In preparation for vacuum to use the streaming read interface [1] (and
eventually AIO), refactor vacuum's logic for skipping blocks such that
it is entirely confined to lazy_scan_skip(). This turns lazy_scan_skip()
and its next block state in LVRelState into an iterator which yields
blocks to lazy_scan_heap(). Such a structure is conducive to an async
interface. While we are at it, rename lazy_scan_skip() to
heap_vac_scan_next_block(), which now more accurately describes it.

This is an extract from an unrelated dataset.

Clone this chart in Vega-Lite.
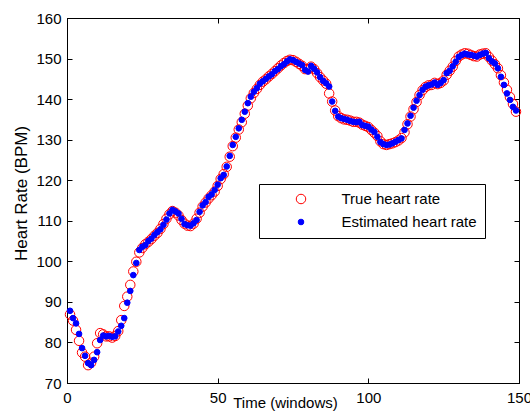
{
"$schema": "https://vega.github.io/schema/vega-lite/v6.json",
"width": 452, "height": 365,
"autosize": {"type": "none"},
"padding": {"left": 67, "top": 18, "right": 11, "bottom": 28},
"background": "white",
"config": {"view": {"stroke": "black", "strokeWidth": 1}, "font": "Liberation Sans",
  "axis": {"grid": false, "domainColor": "black", "tickColor": "black", "labelColor": "black", "titleColor": "black", "labelFont": "Liberation Sans", "titleFont": "Liberation Sans", "labelFontSize": 15, "titleFontWeight": "normal", "tickSize": -5, "labelFlush": false, "labelOverlap": false}},
"data": {"values": [
{"t":1,"T":86.9,"E":87.8},{"t":2,"T":85.4,"E":86.0},{"t":3,"T":83.1,"E":84.7},{"t":4,"T":80.4,"E":82.1},{"t":5,"T":77.5,"E":78.6},
{"t":6,"T":76.5,"E":76.7},{"t":7,"T":74.4,"E":74.9},{"t":8,"T":75.0,"E":74.4},{"t":9,"T":76.5,"E":75.7},{"t":10,"T":79.8,"E":77.6},
{"t":11,"T":82.3,"E":80.6},{"t":12,"T":82.0,"E":81.7},{"t":13,"T":81.5,"E":81.5},{"t":14,"T":81.5,"E":81.6},{"t":15,"T":81.2,"E":81.4},
{"t":16,"T":81.6,"E":81.5},{"t":17,"T":82.8,"E":82.7},{"t":18,"T":85.5,"E":84.1},{"t":19,"T":89.0,"E":86.0},{"t":20,"T":91.3,"E":89.8},
{"t":21,"T":94.2,"E":92.7},{"t":22,"T":97.5,"E":96.6},{"t":23,"T":99.9,"E":99.6},{"t":24,"T":102.2,"E":102.8},{"t":25,"T":103.3,"E":103.6},
{"t":26,"T":104.2,"E":104.0},{"t":27,"T":104.8,"E":105.0},{"t":28,"T":105.5,"E":105.6},{"t":29,"T":106.3,"E":106.5},{"t":30,"T":107.0,"E":107.2},
{"t":31,"T":108.0,"E":107.9},{"t":32,"T":109.2,"E":109.0},{"t":33,"T":110.5,"E":110.3},{"t":34,"T":111.6,"E":111.8},{"t":35,"T":112.4,"E":112.7},
{"t":36,"T":112.0,"E":112.3},{"t":37,"T":111.3,"E":111.8},{"t":38,"T":110.2,"E":110.5},{"t":39,"T":109.3,"E":109.2},{"t":40,"T":108.8,"E":108.9},
{"t":41,"T":108.7,"E":108.8},{"t":42,"T":109.3,"E":109.4},{"t":43,"T":110.5,"E":110.2},{"t":44,"T":112.0,"E":112.2},{"t":45,"T":113.5,"E":113.8},
{"t":46,"T":114.5,"E":114.6},{"t":47,"T":115.5,"E":115.9},{"t":48,"T":116.3,"E":116.5},{"t":49,"T":117.2,"E":117.6},{"t":50,"T":118.6,"E":118.9},
{"t":51,"T":120.3,"E":120.5},{"t":52,"T":121.5,"E":121.3},{"t":53,"T":123.3,"E":123.4},{"t":54,"T":125.8,"E":126.0},{"t":55,"T":128.4,"E":128.7},
{"t":56,"T":130.5,"E":130.7},{"t":57,"T":132.5,"E":132.8},{"t":58,"T":134.3,"E":134.9},{"t":59,"T":136.4,"E":136.9},{"t":60,"T":138.4,"E":139.0},
{"t":61,"T":140.2,"E":140.6},{"t":62,"T":141.5,"E":141.8},{"t":63,"T":142.5,"E":142.7},{"t":64,"T":143.5,"E":143.8},{"t":65,"T":144.3,"E":144.4},
{"t":66,"T":144.9,"E":145.0},{"t":67,"T":145.6,"E":145.6},{"t":68,"T":146.2,"E":146.1},{"t":69,"T":146.9,"E":146.9},{"t":70,"T":147.6,"E":147.4},
{"t":71,"T":148.3,"E":148.1},{"t":72,"T":148.9,"E":148.6},{"t":73,"T":149.4,"E":149.3},{"t":74,"T":149.7,"E":149.8},{"t":75,"T":149.6,"E":149.6},
{"t":76,"T":149.2,"E":149.2},{"t":77,"T":148.7,"E":148.8},{"t":78,"T":148.2,"E":148.4},{"t":79,"T":147.4,"E":147.2},{"t":80,"T":147.4,"E":146.8},
{"t":81,"T":148.0,"E":148.2},{"t":82,"T":147.4,"E":147.5},{"t":83,"T":146.4,"E":146.6},{"t":84,"T":145.4,"E":145.4},{"t":85,"T":144.6,"E":144.5},
{"t":86,"T":143.8,"E":143.9},{"t":87,"T":141.4,"E":143.1},{"t":88,"T":139.4,"E":139.4},{"t":89,"T":137.2,"E":137.1},{"t":90,"T":135.8,"E":135.7},
{"t":91,"T":135.3,"E":135.3},{"t":92,"T":135.0,"E":135.1},{"t":93,"T":134.9,"E":134.9},{"t":94,"T":134.7,"E":134.6},{"t":95,"T":134.4,"E":134.4},
{"t":96,"T":134.4,"E":134.3},{"t":97,"T":134.2,"E":134.4},{"t":98,"T":133.7,"E":133.6},{"t":99,"T":133.4,"E":133.4},{"t":100,"T":133.1,"E":133.2},
{"t":101,"T":132.4,"E":132.5},{"t":102,"T":131.7,"E":131.9},{"t":103,"T":130.9,"E":130.7},{"t":104,"T":129.6,"E":129.4},{"t":105,"T":128.9,"E":128.9},
{"t":106,"T":128.7,"E":128.7},{"t":107,"T":128.9,"E":128.8},{"t":108,"T":129.1,"E":129.1},{"t":109,"T":129.4,"E":129.5},{"t":110,"T":129.8,"E":129.9},
{"t":111,"T":130.4,"E":130.3},{"t":112,"T":131.8,"E":132.4},{"t":113,"T":133.8,"E":134.0},{"t":114,"T":135.7,"E":135.9},{"t":115,"T":137.5,"E":137.9},
{"t":116,"T":139.3,"E":139.6},{"t":117,"T":141.0,"E":141.0},{"t":118,"T":142.2,"E":142.3},{"t":119,"T":143.0,"E":143.1},{"t":120,"T":143.4,"E":143.4},
{"t":121,"T":143.5,"E":143.6},{"t":122,"T":144.0,"E":144.1},{"t":123,"T":143.7,"E":143.5},{"t":124,"T":144.0,"E":144.0},{"t":125,"T":144.6,"E":144.7},
{"t":126,"T":146.0,"E":146.4},{"t":127,"T":147.0,"E":147.0},{"t":128,"T":148.0,"E":148.1},{"t":129,"T":149.4,"E":149.2},{"t":130,"T":150.5,"E":150.4},
{"t":131,"T":151.0,"E":150.9},{"t":132,"T":151.3,"E":151.2},{"t":133,"T":151.2,"E":151.0},{"t":134,"T":150.9,"E":150.9},{"t":135,"T":150.6,"E":150.7},
{"t":136,"T":150.5,"E":150.5},{"t":137,"T":151.0,"E":150.9},{"t":138,"T":151.2,"E":151.2},{"t":139,"T":151.3,"E":151.4},{"t":140,"T":150.4,"E":150.1},
{"t":141,"T":149.5,"E":149.3},{"t":142,"T":148.6,"E":148.8},{"t":143,"T":147.6,"E":147.6},{"t":144,"T":145.9,"E":145.5},{"t":145,"T":144.1,"E":143.5},
{"t":146,"T":142.3,"E":141.4},{"t":147,"T":140.5,"E":139.8},{"t":148,"T":138.8,"E":138.1},{"t":149,"T":136.9,"E":137.2}
]},
"transform": [{"fold": ["T", "E"], "as": ["series", "bpm"]}],
"layer": [
  {"mark": {"type": "point", "shape": "circle", "filled": true, "opacity": 1, "strokeWidth": 1},
   "encoding": {
     "x": {"field": "t", "type": "quantitative", "scale": {"domain": [0, 150], "nice": false, "zero": false},
           "axis": {"orient": "bottom", "values": [0, 50, 100, 150], "labelPadding": 12, "title": "Time (windows)", "titleFontSize": 15, "titleX": 218, "titleY": 12, "titleBaseline": "top", "titleAlign": "center", "titleAnchor": null}},
     "y": {"field": "bpm", "type": "quantitative", "scale": {"domain": [70, 160], "nice": false, "zero": false},
           "axis": {"orient": "left", "values": [70, 80, 90, 100, 110, 120, 130, 140, 150, 160], "labelPadding": 11, "title": "Heart Rate (BPM)", "titleFontSize": 17, "titleAngle": -90, "titleX": -46, "titleY": 175, "titleAlign": "center", "titleBaseline": "middle"}},
     "stroke": {"field": "series", "type": "nominal", "scale": {"domain": ["T", "E"], "range": ["#ff0000", "#0000ff"]},
           "legend": {"title": null, "orient": "none", "legendX": 192, "legendY": 166, "strokeColor": "black", "fillColor": "white", "padding": 7.5, "rowPadding": 7, "symbolOffset": 27, "labelOffset": 33, "labelFontSize": 15, "labelFont": "Liberation Sans", "labelColor": "black", "labelExpr": "datum.label == 'T' ? 'True heart rate' : 'Estimated heart rate'", "symbolStrokeWidth": 1, "symbolOpacity": 1}},
     "fill": {"field": "series", "type": "nominal", "scale": {"domain": ["T", "E"], "range": ["transparent", "#0000ff"]}},
     "size": {"field": "series", "type": "nominal", "scale": {"domain": ["T", "E"], "range": [90, 32]}},
     "order": {"field": "series", "sort": "descending"}
   }},
  {"mark": {"type": "point", "opacity": 0},
   "encoding": {
     "x": {"field": "t", "type": "quantitative", "scale": {"domain": [0, 150], "nice": false, "zero": false},
           "axis": {"orient": "top", "values": [0, 50, 100, 150], "labels": false, "title": null}},
     "y": {"field": "bpm", "type": "quantitative", "scale": {"domain": [70, 160], "nice": false, "zero": false},
           "axis": {"orient": "right", "values": [70, 80, 90, 100, 110, 120, 130, 140, 150, 160], "labels": false, "title": null}}
   }}
],
"resolve": {"scale": {"x": "independent", "y": "independent"}}
}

By always calling heap_vac_scan_next_block(), instead of only when we
have reached the next unskippable block, we no longer need the
skipping_current_range variable. Furthermore, lazy_scan_heap() no longer
needs to manage the skipped range by checking if we reached the end in
order to then call heap_vac_scan_next_block(). And
heap_vac_scan_next_block() can derive the visibility status of a block
from whether or not we are in a skippable range; that is, if the next
block is equal to the next unskippable block, then the block isn't all
visible, otherwise it is.

[1] https://postgr.es/m/flat/CA%2BhUKGJkOiOCa%2Bmag4BF%2BzHo7qo%3Do9CFheB8%3Dg6uT5TUm2gkvA%40mail.gmail.com

Discussion: https://postgr.es/m/flat/CAAKRu_Yf3gvXGcCnqqfoq0Q8LX8UM-e-qbm_B1LeZh60f8WhWA%40mail.gmail.com
---
 src/backend/access/heap/vacuumlazy.c | 228 ++++++++++++++-------------
 1 file changed, 115 insertions(+), 113 deletions(-)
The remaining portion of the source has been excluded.